Ryan Reynolds as buried US truck driver Paul Conroy is a huge surprise. Known mostly for his work in romantic comedies and paired here with a largely unknown director, he offers an authentically reserved performance that consistently rings true. The entire film centres around this performance and I shudder to think who else could have attempted the same role and screwed it up. As a one man show, Buried may well be the 2010 equivalent of 2009’s Moon starring Sam Rockwell. In short, although the premise of Buried is horrific, it is a pleasure watching Reynolds flex his acting chops in new ways as he tries to escape his forced confinement.
The action never leaves the wooden coffin that serves as the film’s only location. Almost like a radio drama, phone calls can be heard but only Reynolds is shown, the result a deep seeded feeling of isolation and loneliness fitting for the situation yet unsettling nonetheless. Reynolds’ prior comedic work comes to the fore at just the right times. Although by no means a humorous film, several wise cracks hit their mark and lighten the mood generously, if only briefly. It takes great skill to act such moments without coming across as phoney but Reynolds dots great little character quips throughout, bringing the script and the movie to life.

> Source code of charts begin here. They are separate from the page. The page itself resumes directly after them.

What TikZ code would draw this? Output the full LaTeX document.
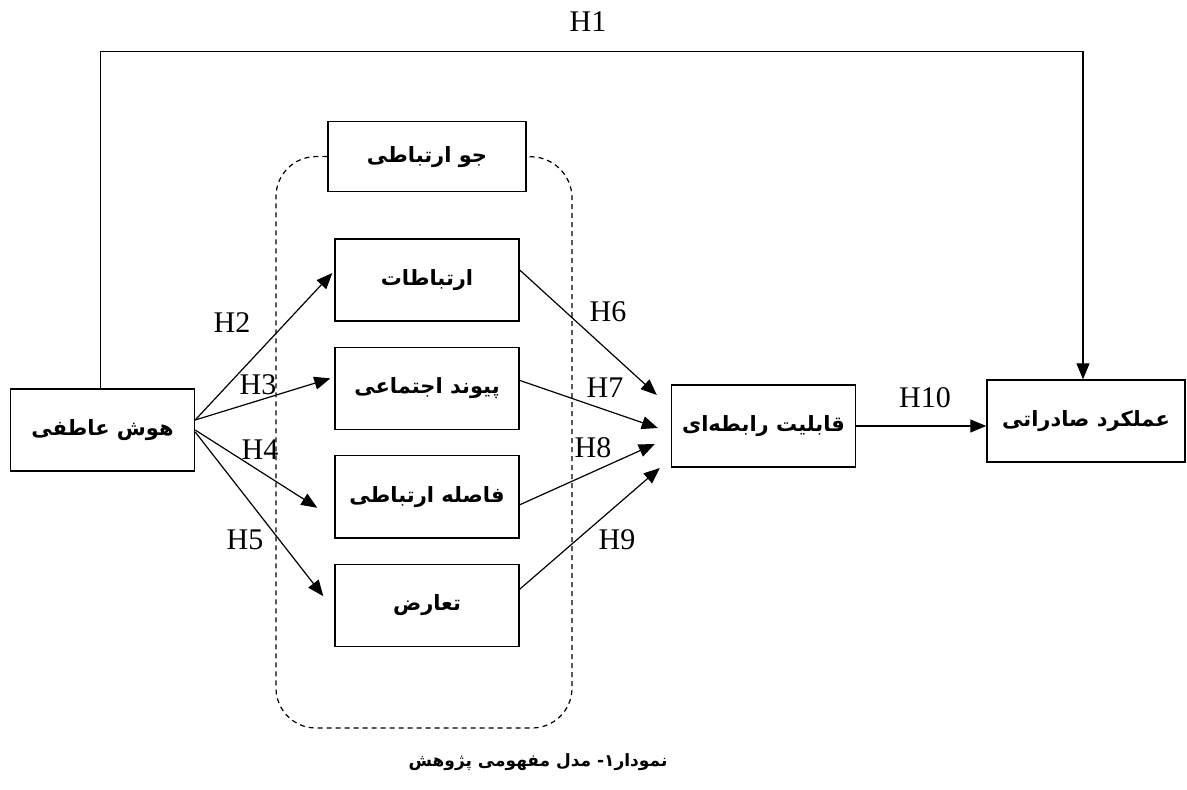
\documentclass[tikz,border=0pt]{standalone}
\usepackage{fontspec}
\setmainfont{Liberation Serif}
\newfontfamily\farsi[Script=Arabic]{DejaVu Sans}
\TeXXeTstate=1
\usetikzlibrary{positioning,arrows.meta}
\newcommand{\fa}[1]{{\farsi\bfseries\beginR #1\endR}}

\begin{document}
\begin{tikzpicture}[x=0.5pt, y=-0.5pt, node distance=12.5pt,
  box/.style={draw, line width=0.7pt, align=center, inner sep=0pt, minimum width=92pt, minimum height=41pt, font=\fontsize{10.5}{13}\selectfont},
  arrow/.style={-{Triangle[length=8pt,width=6.5pt]}, line width=0.6pt},
  hyp/.style={font=\fontsize{15}{18}\selectfont},
  frame/.style={dash pattern=on 2.5pt off 2pt, line width=0.6pt, rounded corners=20pt}]
\useasboundingbox (0,0) rectangle (1187,790);
\node[box](emo) at (102.5,430){\fa{هوش عاطفی}};
\node[box](comm) at (427,280){\fa{ارتباطات}};
\node[box,below=of comm](bond){\fa{پیوند اجتماعی}};
\node[box,below=of bond](dist){\fa{فاصله ارتباطی}};
\node[box,below=of dist](confl){\fa{تعارض}};
\node[box,above=23pt of comm,minimum width=99pt,minimum height=35pt](clim){\fa{جو ارتباطی}};
\node[box](rel) at (763.5,426){\fa{قابلیت رابطه‌ای}};
\node[box,minimum width=99pt](perf) at (1086,421){\fa{عملکرد صادراتی}};
% dashed frame of the communication climate
\draw[frame] (clim.west) -| (276,728) -| (572,158) -- (clim.east);
% H1
\draw[arrow] ([xshift=-1pt]emo.north) -- ++(0,-337) -| ([xshift=-1.5pt]perf.north);
\node[hyp](h1) at (588,22){H1};
% H2 - H5
\draw[arrow] ([yshift=5pt]emo.east) -- ([xshift=-1pt,yshift=3.5pt]comm.west);
\draw[arrow] ([yshift=5pt]emo.east) -- ([xshift=-2pt,yshift=5pt]bond.west);
\draw[arrow] ([yshift=0pt]emo.east) -- ([xshift=-8.5pt,yshift=-5.5pt]dist.west);
\draw[arrow] ([yshift=-1pt]emo.east) -- ([xshift=-5.5pt,yshift=4.5pt]confl.west);
\node[hyp](h2) at (232,323){H2};
\node[hyp](h3) at (258,385){H3};
\node[hyp](h4) at (260,450){H4};
\node[hyp](h5) at (245,540){H5};
% H6 - H9
\draw[arrow] ([yshift=5pt]comm.east) -- ([xshift=-7pt,yshift=15.5pt]rel.west);
\draw[arrow] ([yshift=4pt]bond.east) -- ([xshift=-6.5pt,yshift=-1pt]rel.west);
\draw[arrow] ([yshift=-4pt]dist.east) -- ([xshift=-8pt,yshift=-9pt]rel.west);
\draw[arrow] ([yshift=8pt]confl.east) -- ([xshift=-5.5pt,yshift=-21pt]rel.west);
\node[hyp](h6) at (608,312){H6};
\node[hyp](h7) at (605,388){H7};
\node[hyp](h8) at (593,448){H8};
\node[hyp](h9) at (617,540){H9};
% H10
\draw[arrow] (rel.east) -- (rel.east -| perf.west);
\node[hyp](h10) at (925,398){H10};
% caption
\node[font=\fontsize{8.5}{10}\selectfont](cap) at (538,762){\fa{نمودار۱- مدل مفهومی پژوهش}};
\end{tikzpicture}
\end{document}
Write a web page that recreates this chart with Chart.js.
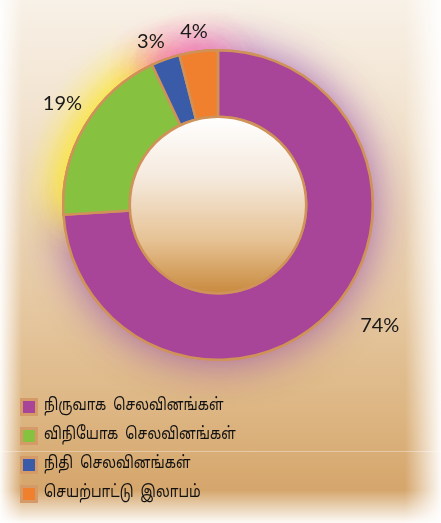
<!DOCTYPE html>
<html>
<head>
<style>
  html, body { margin: 0; padding: 0; }
  body {
    width: 441px; height: 523px; overflow: hidden;
    background:
      linear-gradient(to right, rgba(255,255,255,0.95) 0px, rgba(255,255,255,0) 22px, rgba(255,255,255,0) 405px, rgba(255,255,255,0.95) 441px),
      linear-gradient(to bottom, rgba(255,255,255,0) 490px, rgba(255,255,255,0.95) 523px),
      linear-gradient(to bottom, rgba(255,255,255,0) 451px, rgba(255,255,255,0.35) 451px, rgba(255,255,255,0.35) 452px, rgba(255,255,255,0) 452px),
      linear-gradient(to bottom, #f8f1e7 0px, #f1e1cc 130px, #e6c9a3 300px, #dcb480 420px, #d5a66c 490px);
  }
  #wrap { position: absolute; left: 0; top: 0; width: 441px; height: 523px; }
</style>
</head>
<body>
<div id="wrap"><canvas id="myChart"></canvas></div>

<script src="https://cdn.jsdelivr.net/npm/chart.js"></script>
<script>
let labels = ['நிருவாக  செலவினங்கள்', 'விநியோக  செலவினங்கள்', 'நிதி  செலவினங்கள்', 'செயற்பாட்டு  இலாபம்'];
let values = [74, 19, 3, 4];
let colors = ['#a84598', '#86c240', '#3a5ba8', '#f0802e'];
let glows = ['rgba(140,60,170,0.75)', 'rgba(250,230,50,1)', 'rgba(240,80,160,0.9)', 'rgba(240,90,170,0.9)'];
let glowPasses = [1, 2, 2, 2];
let borderCol = '#cf9258';
// label placement tweaks: distance past the rim, angle shift in degrees
let labelGap = [47, 31, 22, 20];
let labelTurn = [-6.5, 2.5, -2.5, -0.7];

// soft coloured glow behind each slice
let glowPlugin = {
  id: 'glow',
  beforeDatasetsDraw(chart) {
    let ctx = chart.ctx;
    chart.getDatasetMeta(0).data.forEach((arc, i) => {
      for (let k = 0; k < glowPasses[i]; k++) {
        ctx.save();
        ctx.shadowColor = glows[i];
        ctx.shadowBlur = 42;
        arc.draw(ctx);
        ctx.restore();
      }
    });
  }
};

// gradient disc in the hole + percent labels + legend list
let extrasPlugin = {
  id: 'extras',
  afterDatasetsDraw(chart) {
    let ctx = chart.ctx;
    let arcs = chart.getDatasetMeta(0).data;
    let a0 = arcs[0];
    let cx = a0.x, cy = a0.y, rIn = a0.innerRadius, rOut = a0.outerRadius;

    ctx.save();
    let g = ctx.createLinearGradient(0, cy - rIn, 0, cy + rIn);
    g.addColorStop(0, '#ffffff');
    g.addColorStop(0.35, '#f5e9dc');
    g.addColorStop(0.7, '#e6c294');
    g.addColorStop(1, '#c98a3e');
    ctx.beginPath();
    ctx.arc(cx, cy, rIn, 0, Math.PI * 2);
    ctx.fillStyle = g;
    ctx.fill();
    ctx.lineWidth = 2.5;
    ctx.strokeStyle = borderCol;
    ctx.stroke();
    ctx.restore();

    ctx.save();
    ctx.font = '20px Lato, "DejaVu Sans", sans-serif';
    ctx.fillStyle = '#1a1a1a';
    ctx.textBaseline = 'middle';
    ctx.textAlign = 'center';
    arcs.forEach((arc, i) => {
      let mid = (arc.startAngle + arc.endAngle) / 2 + labelTurn[i] * Math.PI / 180;
      let r = rOut + labelGap[i];
      ctx.fillText(values[i] + '%', cx + Math.cos(mid) * r, cy + Math.sin(mid) * r);
    });
    ctx.restore();

    ctx.save();
    ctx.textBaseline = 'middle';
    labels.forEach((lab, i) => {
      let y = 407 + i * 29;
      ctx.fillStyle = '#d49a68';
      ctx.fillRect(20, y - 9, 18, 18);
      ctx.fillStyle = colors[i];
      ctx.fillRect(23, y - 6, 12, 12);
      ctx.save();
      ctx.translate(44, y);
      ctx.scale(0.8, 1);
      ctx.font = '17px "Noto Sans Tamil", "Latha", "Lohit Tamil", sans-serif';
      ctx.fillStyle = '#111';
      ctx.fillText(lab, 0, 0);
      ctx.restore();
    });
    ctx.restore();
  }
};

let ctx = document.getElementById('myChart').getContext('2d');
let chart = new Chart(ctx, {
  type: 'doughnut',
  data: {
    labels: labels,
    datasets: [{
      data: values,
      backgroundColor: colors,
      borderColor: borderCol,
      borderWidth: 2.5,
      borderJoinStyle: 'miter'
    }]
  },
  options: {
    responsive: true,
    maintainAspectRatio: false,
    animation: false,
    cutout: '57%',
    layout: { padding: { left: 62, right: 67, top: 49, bottom: 162 } },
    plugins: {
      legend: { display: false },
      tooltip: { enabled: false }
    }
  },
  plugins: [glowPlugin, extrasPlugin]
});
</script>
</body>
</html>
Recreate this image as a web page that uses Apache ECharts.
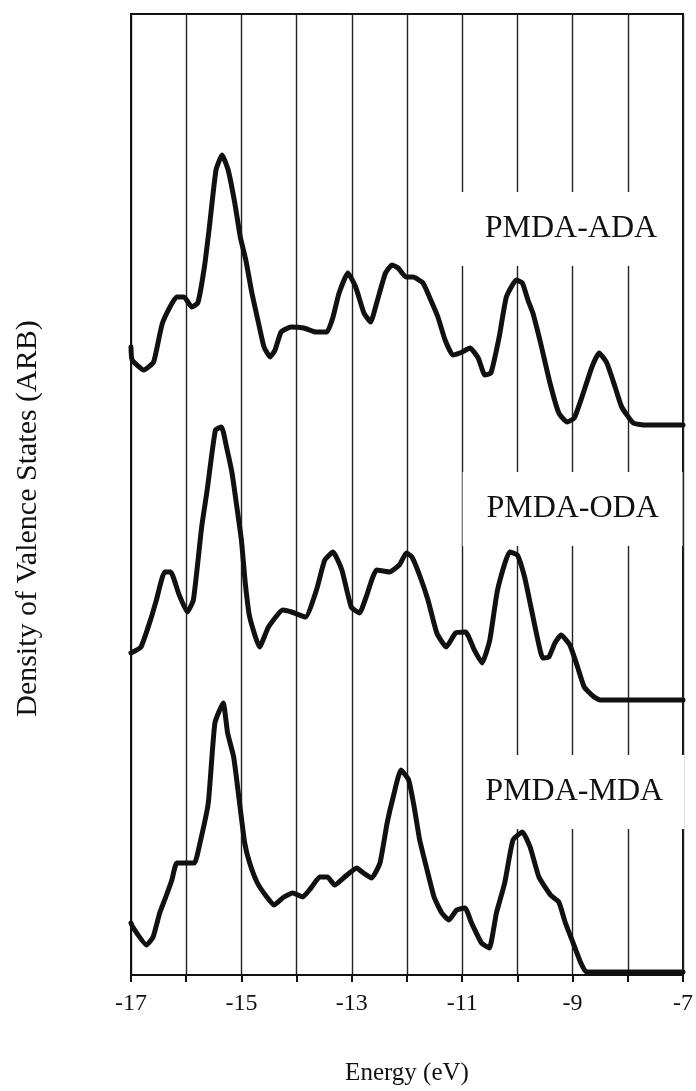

The plot itself is difficult to discuss without spoilers but works very well within such a confined space. There are enough twists and turns to keep the audience gripped without wandering too far into the realms of implausibility or impossibility. A gradually deceasing phone battery adds to the idea of a ticking clock, alongside Paul Conroy’s dust-caked watch face. Simple acts such as turning around in the coffin or trying to plug a hole leaking sand all add further to an atmosphere that can be at times become practically unbearable. An initial flurry of phone calls near the start of the film is a prime example: it proves both infuriating and hilarious to hear a clueless female acquaintance explain how she was just about go shopping and doesn’t have time to help, or an FBI agent ask for Conroy’s national insurance number in a monotone drawl.
A Zippo lighter. A phone backlight. A glow stick. Illumination is sparse in Buried but the clever use of light sources being juggled throughout helps to keep the visuals diverse. During one moment in particular, the camera pans out as if the cramped wooded prison stretches infinitely upwards: a darkly beautiful, ironic moment. Music is seldom used but when it does feature, it helps to dial the tension up an extra notch, especially when combined with close-up shots of Reynolds’ bloodied, desperate face.
Some moments work better than others. A momentary intrusion into the coffin later on works rather well, if not a little predictably, yet a last minute scene of gore feels forced and unnecessary. The darkness surrounding the coffin throughout is far more horrific than anything the filmmakers could show us: the most effective moments convey Paul Conroy panicking, alone. Buying into his situation offers an experience that thrills but may not stand up to repeat viewings.
As I left the cinema my eyes took time to adjust, the ending still fresh in my mind. I sincerely hope that Ryan Reynolds continues to push himself in new directions, because he is like an actor reborn here. Not everything shown works 100%, but for a high concept indie film, Buried manages to dig itself above the majority of the competition. Exhilarating, Hitchcockian entertainment.